Here comes the bride, in a long straight stream of pallor in the dark interior, deviating, as is only right, in deference to the Unknown Warrior. And suddenly it all seems so right, with all the authority of ancient truth, and you bask in the certitude of it. Archaic it may seem, but it is surely based on immemorial truths, and Anglican truths at that.






And then the mind wanders, as it is all too prone to do in such circumstances, and you begin to listen to what is being said in such measured tones. '...ordained by God in the time of man's innocence....' And as such participated in by Adam and Eve? Who published the banns?






'.... to have and to hold, till death do us part.....' This in front of a whole row of royalty who have slipped in and out of marriage with the dexterity of lampreys. And how many in the audience - sorry - congregation, had straight down the middle of the road married lives behind, or indeed in front of, them? Do they believe the Bible's references to the subject? Water into wine? As Rowan Atkinson says, 'You should go professional.'






So it's all very moving and impressive, but at times it seems to owe more to the Royal Shakespeare Company in a lush historical production than to fundamental reality. We do it better than anyone else: the French always look as if they have just escaped from an operetta, and the Americans as if they are doing a Historical Re-enactment in a charitable cause. But what precisely is it that we are doing?






*Only the Police Trumpeters, unfortunately, rather sub fusc. The cameras, very wisely did not linger. But the sound did the trick.






Thursday, March 03, 2011


I SURRENDER!
Constant readers of this blog will know that I have conducted a long campaign to protect the English language from decay. I should like to report that there has been some improvement in usage generally. But clearly this is not so - the reverse is true. Despite my protestations, and those of even more distinguished academics, the viruses seem to be increasingly well embedded; beyond hope now, I think, of eradication.
On radio and television speakers of education and culture seem not to notice that they are using vulgarisms such as (my own favourite targets) CONtractors: PROtesters: kilOMeters: REEsearch: WestMINNster.....
As for other sloppy pronunciations, the letter t seems doomed to eradication.
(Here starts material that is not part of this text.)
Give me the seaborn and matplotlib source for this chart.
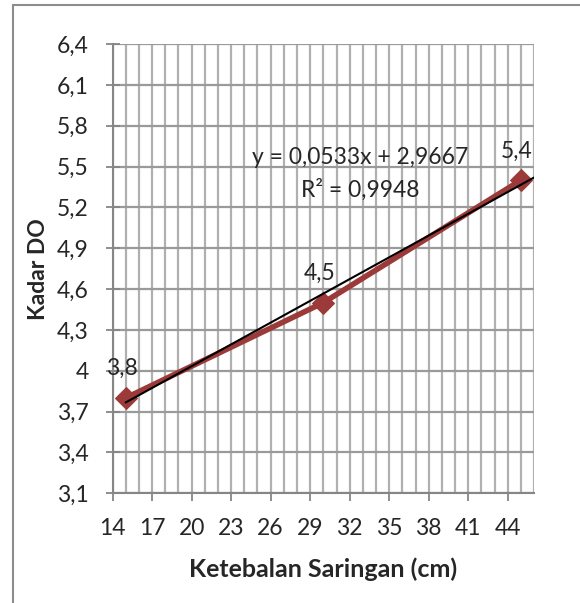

Americans. of course, pronounce it as d, as in the wader poured the wine, but even that is better than the glottal stop, as in bread and bu''er, or mili'ary. Final t has become silent already - Christmas presen'. This gives rise to the fascinating thought that the word knight is destined to become the first in the English language to have more silent than pronounced letters.
Incidentally, the protests at the proposed closure of libraries formed part of a necessary and urgent campaign, but one can't help feeling relieved that the media are now free of constant references to libaries - especially during Febuary.
And so it goes on; a constant blurring and mumbling of language. Sam Johnson laid it down that dictionaries should reflect the language as it was really used, rather than dictate, but surely he was referring to the use of educated men. Dictionaries now scoop up any old rubbish and give it the authority of print. It's a long time, for example, since they gave up defending the valuable distinction between imply and infer; so muddled thought is reinforced.
The time has come for all old codgers to retreat into their ivory castles, and meditate on why they prefer to write an historian rather than a historian. 'But nobody says an horse!' - precisely; and if you didn't have tin ears you could hear why.